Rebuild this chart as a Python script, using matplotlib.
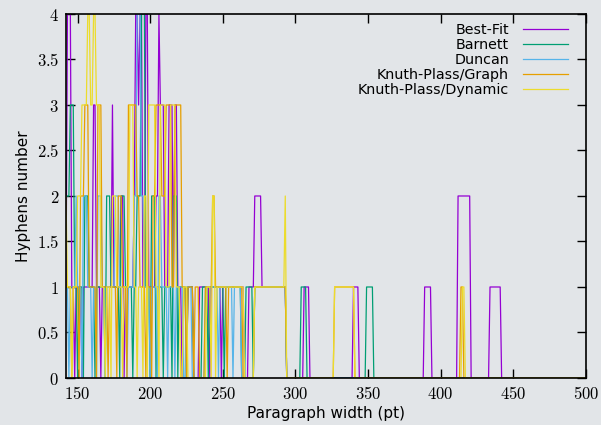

---

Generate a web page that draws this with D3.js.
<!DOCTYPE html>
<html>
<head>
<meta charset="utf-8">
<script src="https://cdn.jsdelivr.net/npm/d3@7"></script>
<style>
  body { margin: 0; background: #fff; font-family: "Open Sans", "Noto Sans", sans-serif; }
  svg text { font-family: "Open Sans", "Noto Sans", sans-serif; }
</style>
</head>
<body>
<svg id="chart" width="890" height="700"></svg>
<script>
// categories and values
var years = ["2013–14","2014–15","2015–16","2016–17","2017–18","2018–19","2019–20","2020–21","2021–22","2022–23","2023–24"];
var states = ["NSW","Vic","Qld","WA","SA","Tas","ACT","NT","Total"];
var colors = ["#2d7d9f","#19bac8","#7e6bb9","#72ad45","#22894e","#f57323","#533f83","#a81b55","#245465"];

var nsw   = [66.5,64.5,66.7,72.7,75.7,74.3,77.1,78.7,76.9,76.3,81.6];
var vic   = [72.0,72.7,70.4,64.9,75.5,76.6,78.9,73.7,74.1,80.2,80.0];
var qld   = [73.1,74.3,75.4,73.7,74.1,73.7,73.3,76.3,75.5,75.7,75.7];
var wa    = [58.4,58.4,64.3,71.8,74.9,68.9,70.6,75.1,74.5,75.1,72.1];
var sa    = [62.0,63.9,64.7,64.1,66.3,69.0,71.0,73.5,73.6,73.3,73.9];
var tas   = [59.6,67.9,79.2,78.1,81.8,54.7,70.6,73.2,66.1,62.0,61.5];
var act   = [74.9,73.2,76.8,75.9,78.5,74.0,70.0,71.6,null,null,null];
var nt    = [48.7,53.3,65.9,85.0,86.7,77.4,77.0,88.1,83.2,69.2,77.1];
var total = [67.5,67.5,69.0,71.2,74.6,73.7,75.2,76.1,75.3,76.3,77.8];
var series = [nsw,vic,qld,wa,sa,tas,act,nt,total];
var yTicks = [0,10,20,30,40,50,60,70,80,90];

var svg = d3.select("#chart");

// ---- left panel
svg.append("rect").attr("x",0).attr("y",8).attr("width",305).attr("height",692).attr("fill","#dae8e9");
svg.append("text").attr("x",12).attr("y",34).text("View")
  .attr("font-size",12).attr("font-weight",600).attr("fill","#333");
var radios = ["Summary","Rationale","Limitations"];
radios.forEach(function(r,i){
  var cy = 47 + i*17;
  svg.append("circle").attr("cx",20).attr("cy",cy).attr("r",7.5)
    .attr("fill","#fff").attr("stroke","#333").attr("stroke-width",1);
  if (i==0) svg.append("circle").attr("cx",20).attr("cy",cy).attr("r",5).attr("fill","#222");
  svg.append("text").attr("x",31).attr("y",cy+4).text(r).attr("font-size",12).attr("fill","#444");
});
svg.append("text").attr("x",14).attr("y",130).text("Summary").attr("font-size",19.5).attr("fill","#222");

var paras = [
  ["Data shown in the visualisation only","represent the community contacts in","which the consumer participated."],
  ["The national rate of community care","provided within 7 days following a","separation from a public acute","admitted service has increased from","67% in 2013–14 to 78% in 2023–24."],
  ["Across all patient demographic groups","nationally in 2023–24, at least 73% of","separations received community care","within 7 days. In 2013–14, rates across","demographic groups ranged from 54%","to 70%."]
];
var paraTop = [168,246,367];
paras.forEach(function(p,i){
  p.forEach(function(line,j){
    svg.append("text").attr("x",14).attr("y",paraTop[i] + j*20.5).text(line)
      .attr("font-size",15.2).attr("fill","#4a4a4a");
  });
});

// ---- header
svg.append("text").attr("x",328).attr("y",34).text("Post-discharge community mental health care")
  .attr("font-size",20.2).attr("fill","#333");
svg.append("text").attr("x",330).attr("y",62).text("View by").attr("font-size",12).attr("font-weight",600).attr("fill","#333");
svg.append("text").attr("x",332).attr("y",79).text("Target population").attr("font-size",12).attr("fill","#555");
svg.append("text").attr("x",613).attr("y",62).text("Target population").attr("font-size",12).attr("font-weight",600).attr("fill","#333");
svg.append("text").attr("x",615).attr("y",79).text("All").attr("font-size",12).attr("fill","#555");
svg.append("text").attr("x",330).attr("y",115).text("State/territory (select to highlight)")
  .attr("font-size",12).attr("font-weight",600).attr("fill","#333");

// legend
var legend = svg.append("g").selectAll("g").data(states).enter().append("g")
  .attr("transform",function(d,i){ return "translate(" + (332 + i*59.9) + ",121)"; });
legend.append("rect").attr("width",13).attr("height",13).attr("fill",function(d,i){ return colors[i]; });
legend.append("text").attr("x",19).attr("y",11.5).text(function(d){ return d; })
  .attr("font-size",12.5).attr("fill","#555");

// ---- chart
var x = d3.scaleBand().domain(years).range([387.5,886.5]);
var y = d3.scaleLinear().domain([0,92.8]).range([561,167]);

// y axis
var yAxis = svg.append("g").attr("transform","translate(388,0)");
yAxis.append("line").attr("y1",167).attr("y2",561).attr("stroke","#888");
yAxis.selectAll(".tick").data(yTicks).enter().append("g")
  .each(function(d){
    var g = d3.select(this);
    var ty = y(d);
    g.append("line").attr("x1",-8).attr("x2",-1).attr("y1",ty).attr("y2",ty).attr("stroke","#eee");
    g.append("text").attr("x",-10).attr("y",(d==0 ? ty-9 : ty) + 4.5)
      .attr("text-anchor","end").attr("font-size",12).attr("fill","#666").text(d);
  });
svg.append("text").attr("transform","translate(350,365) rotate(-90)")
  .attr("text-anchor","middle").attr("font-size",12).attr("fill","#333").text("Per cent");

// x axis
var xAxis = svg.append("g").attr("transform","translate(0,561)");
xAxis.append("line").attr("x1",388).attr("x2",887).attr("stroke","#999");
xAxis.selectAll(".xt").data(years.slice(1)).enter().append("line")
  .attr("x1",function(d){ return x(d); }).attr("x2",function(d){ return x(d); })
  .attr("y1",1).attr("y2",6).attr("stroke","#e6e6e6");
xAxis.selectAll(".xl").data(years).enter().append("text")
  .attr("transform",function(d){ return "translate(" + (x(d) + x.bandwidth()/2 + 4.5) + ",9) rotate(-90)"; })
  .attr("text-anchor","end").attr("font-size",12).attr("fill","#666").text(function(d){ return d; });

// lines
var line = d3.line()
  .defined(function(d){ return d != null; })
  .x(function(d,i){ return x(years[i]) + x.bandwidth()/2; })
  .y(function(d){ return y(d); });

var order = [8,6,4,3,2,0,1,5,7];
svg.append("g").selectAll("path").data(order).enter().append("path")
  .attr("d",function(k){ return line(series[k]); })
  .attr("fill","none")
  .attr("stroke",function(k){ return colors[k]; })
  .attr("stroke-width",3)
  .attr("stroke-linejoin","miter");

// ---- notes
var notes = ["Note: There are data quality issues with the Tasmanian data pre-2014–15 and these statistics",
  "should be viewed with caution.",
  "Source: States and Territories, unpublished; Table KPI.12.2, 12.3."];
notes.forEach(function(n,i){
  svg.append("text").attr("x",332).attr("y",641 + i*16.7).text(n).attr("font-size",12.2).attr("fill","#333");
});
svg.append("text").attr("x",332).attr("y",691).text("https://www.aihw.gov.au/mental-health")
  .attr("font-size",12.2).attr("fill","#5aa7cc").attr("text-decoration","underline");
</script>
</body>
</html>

---

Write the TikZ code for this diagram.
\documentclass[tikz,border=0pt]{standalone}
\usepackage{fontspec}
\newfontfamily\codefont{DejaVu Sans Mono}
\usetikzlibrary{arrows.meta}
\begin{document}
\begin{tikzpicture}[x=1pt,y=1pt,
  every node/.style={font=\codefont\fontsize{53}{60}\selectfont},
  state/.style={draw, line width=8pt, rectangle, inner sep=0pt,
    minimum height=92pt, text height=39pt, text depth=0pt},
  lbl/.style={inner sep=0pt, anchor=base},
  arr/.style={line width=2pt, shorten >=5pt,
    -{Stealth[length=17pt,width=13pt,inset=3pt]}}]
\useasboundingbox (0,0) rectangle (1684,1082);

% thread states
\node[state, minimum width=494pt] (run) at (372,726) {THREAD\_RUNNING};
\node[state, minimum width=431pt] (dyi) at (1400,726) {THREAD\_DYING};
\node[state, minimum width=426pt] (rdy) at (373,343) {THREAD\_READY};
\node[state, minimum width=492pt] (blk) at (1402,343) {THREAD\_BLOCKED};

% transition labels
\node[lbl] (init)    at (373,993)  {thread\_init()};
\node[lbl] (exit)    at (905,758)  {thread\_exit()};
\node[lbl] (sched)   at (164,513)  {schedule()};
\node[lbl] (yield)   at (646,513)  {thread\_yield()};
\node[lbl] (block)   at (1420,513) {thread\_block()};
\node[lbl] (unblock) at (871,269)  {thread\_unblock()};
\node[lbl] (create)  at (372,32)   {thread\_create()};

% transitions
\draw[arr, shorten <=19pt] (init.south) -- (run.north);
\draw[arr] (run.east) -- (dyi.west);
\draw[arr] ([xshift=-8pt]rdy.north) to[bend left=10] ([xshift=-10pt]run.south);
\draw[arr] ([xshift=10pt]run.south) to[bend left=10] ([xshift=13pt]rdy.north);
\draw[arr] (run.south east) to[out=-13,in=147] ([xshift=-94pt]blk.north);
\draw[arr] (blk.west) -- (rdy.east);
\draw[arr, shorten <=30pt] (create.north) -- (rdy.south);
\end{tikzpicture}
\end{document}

• [Set exercise]:
Using the data above, repeat exactly the lines that begin at the line with "Write the TikZ code for this diagram." and end at the line with "minimum width=492pt] (blk)", both ends included.

• [Solution to this task]:
Write the TikZ code for this diagram.
\documentclass[tikz,border=0pt]{standalone}
\usepackage{fontspec}
\newfontfamily\codefont{DejaVu Sans Mono}
\usetikzlibrary{arrows.meta}
\begin{document}
\begin{tikzpicture}[x=1pt,y=1pt,
  every node/.style={font=\codefont\fontsize{53}{60}\selectfont},
  state/.style={draw, line width=8pt, rectangle, inner sep=0pt,
    minimum height=92pt, text height=39pt, text depth=0pt},
  lbl/.style={inner sep=0pt, anchor=base},
  arr/.style={line width=2pt, shorten >=5pt,
    -{Stealth[length=17pt,width=13pt,inset=3pt]}}]
\useasboundingbox (0,0) rectangle (1684,1082);

% thread states
\node[state, minimum width=494pt] (run) at (372,726) {THREAD\_RUNNING};
\node[state, minimum width=431pt] (dyi) at (1400,726) {THREAD\_DYING};
\node[state, minimum width=426pt] (rdy) at (373,343) {THREAD\_READY};
\node[state, minimum width=492pt] (blk) at (1402,343) {THREAD\_BLOCKED};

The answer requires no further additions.